Ma chi paga il lavoro?
Tutto quello di cui abbiamo appena parlato è molto positivo. Ma sarà forse la nostra innata e crescente predisposizione a lamentarci, che concludere il tema dell’agricoltura sociale con un ‘e vissero tutti felici e contenti’ non ci sembra appropriato. Un agricoltore in Olanda, con cui abbiamo parlato, ci ha posto la spinosa questione di una fattoria vicina che utilizzava quasi solamente persone con disabilità mentali come forza lavoro. In Olanda lo Stato non solo paga il salario del lavoratore di una fattoria sociale, ma dispensa ulteriore denaro alla fattoria stessa perché le riconosce il ruolo di “tutore” verso la persona con disabilità. In questo modo, molte fattorie sociali sono più competitive perché possono abbassare i prezzi dei loro prodotti dato che ricevono ulteriore profitto rispetto alle fattorie convenzionali. Ed era proprio questo ciò di cui si lamentava il nostro contadino olandese: «Io voglio competere sul mercato offrendo contratti completi a lavoratori che devono portare avanti una famiglia. Molte fattorie sociali invece hanno un grande ricircolo di lavoratori sociali solamente per garantire un costante flusso di entrate extra».
Sebbene il sistema delle fattorie sociali olandese sia differente da quello italiano, anche in Italia i lavoratori di fattorie sociali vengono pagati dallo Stato: è giusto, poiché in fondo sono soldi nostri che (in teoria) forniamo attraverso le tasse, ed è corretto che tornino indietro. Ma allo stesso tempo, i provvedimenti di questo Stato sociale vanno a intaccare la delicata questione della creazione dei posti lavoro. Spieghiamoci meglio: nessuno mette in dubbio i tanti benefici, certamente molti più di quelli che abbiamo accennato in quest’articolo, delle fattorie sociali, ma lasciare che la manodopera di un settore portante dell’economia italiana sia lasciata al volontariato può scoraggiare i già molti dubbiosi a intraprendere una carriera in tale settore.

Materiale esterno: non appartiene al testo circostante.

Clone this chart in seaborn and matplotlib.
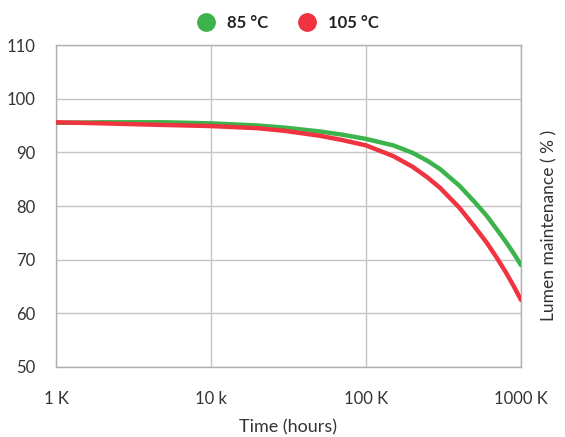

Ridefinire il volontariato
Perché per quanto il volontariato possa aiutare gli imprenditori a ridurre i costi di produzione, va a impoverire gli appartenenti a quella forza lavoro, i quali eventualmente devono comprare quei prodotti stessi.. Lungi dall’alzare argomentazioni assurde del tipo «ci rubano il lavoro», sarebbe meglio creare nuovi posti di lavoro, invece che solo modificarli. C’è anche da dire che lasciare che sia il privato a fare totalmente da tutore a chi ne ha più bisogno scarica le responsabilità che appartengono invece ad uno Stato sempre più assente e che poco riesce a comprendere le necessità del barcollante settore primario in Italia. Il settore agricolo, come altri, lo si riesce a tenere in vita solo rimuovendone alcuni costi, ad esempio saltando l’intermediazione e diventando fattorie sociali: tutto ciò a scapito però, come detto, di chi si è costruito una vita su tali impieghi. Rafforzare solo chi sta in “cima” a una qualsiasi azienda di qualsiasi settore finisce con l’indebolimento del mercato interno, la riduzione del potere d’acquisto e della volontà dei consumatori di attenersi ad un’economia nazionale che premia le strategie più furbe a scapito di quelle socialmente utili. Fare il volontariato è indubbiamente socialmente utile, ma in ugual modo lo è anche creare un’economia equilibrata e sostenibile. Come disse qualche anno fa Joy Noble, una delle menti più importanti nel mondo del volontariato e premiata dal governo australiano nel 2002 come Membro dell’Ordine dell’Australia, «i motivi dei volontari possono essere vari, ma privare i lavoratori salariati di un reddito non è tra questi».